During this February I had the opportunity to participate in the Digital Ethnography Summer School organized by the professor Sarah Pink (also part of the d-future project) and other scholars from the Digital Ethnography Research Center of the RMIT, in Melbourne, Australia. I made an intense journey of ethnographical field work with a team of researchers from Australia and other parts of the globe. The participants of the team were: Cheryll Soriano (from The Philippines); Raymond June (from San Francisco) Dino Ge Zhang (from China and located in Melbourne) and Joanne Byrne and Indigo Holcombe James (both from Melbourne).
During those days we focused on understanding the performative construction of temporary spatial experience within MPavilion. MPavilion is a temporary pavilion in the Queen Victoria Gardens in the Melbourne’s Southbank Arts Precinct. For four years, this pavilion has every year a different structure designed by a commissioned architect. This space functions as event hub for architecture and design that during Summer brings an entire program of talks, workshops, performances and installations.
From some of the events organized by MPavilion we were able to experience, I can pinpoint the Hypnapod project, developed by designed by Unconscious Collective in collaboration with Jenny Underwood at RMIT University’s School of Fashion & Textiles. It was a project with suspended cardiophonic snooze hanging pods equipped with sensors speakers which amplify heartbeats in real-time and produced a unique soundscape.

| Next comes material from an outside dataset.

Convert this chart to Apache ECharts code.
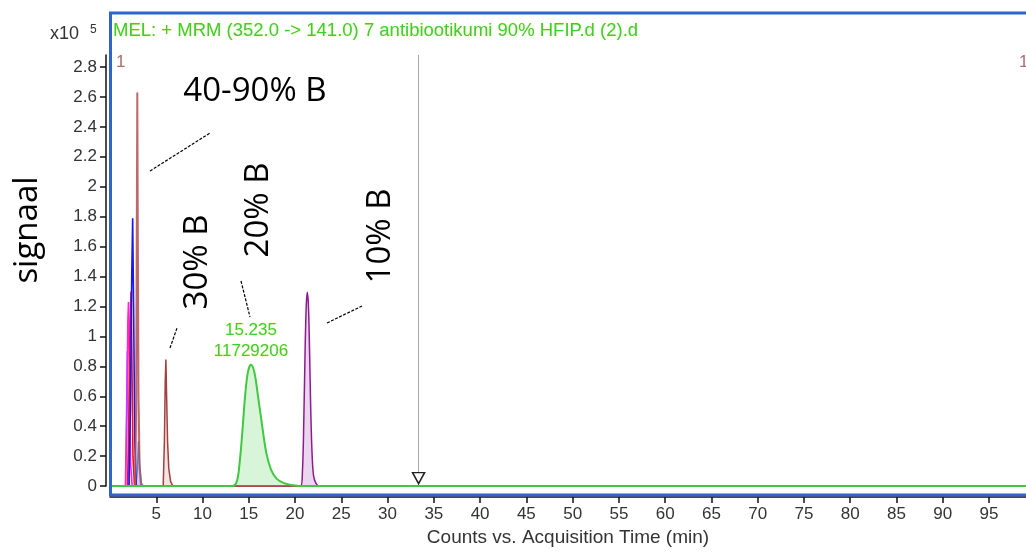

Although it was a fascinating example of the entanglement of art, design, and technology with a temporary architecture structure, this event, as such others, had to be booked in advance which sometimes could be a limiting factor for people to engage with this temporary space.
Having this in mind, while doing digital ethnography in this temporary space we detect various forms of encountering with MPavillion across both digital (social media and official website) and material spaces. Following the notions of spatial and temporal practices of Lefebvre(1991) Merrifield (2006) and Schatzki (2015), we could perceive that the ephemerality of the space, the construction of its structure, and the way the events were organized and promoted were important factors at the moment of generating experiences and performing social activities. We also could detect that these spatial practices in a temporary space such as MPavilion, are intertwined with imaginaries of inclusive or exclusionary spaces, and sometimes the first encounter (in both digital and material manner) can disrupt the engagement a person might have with the space in the near future.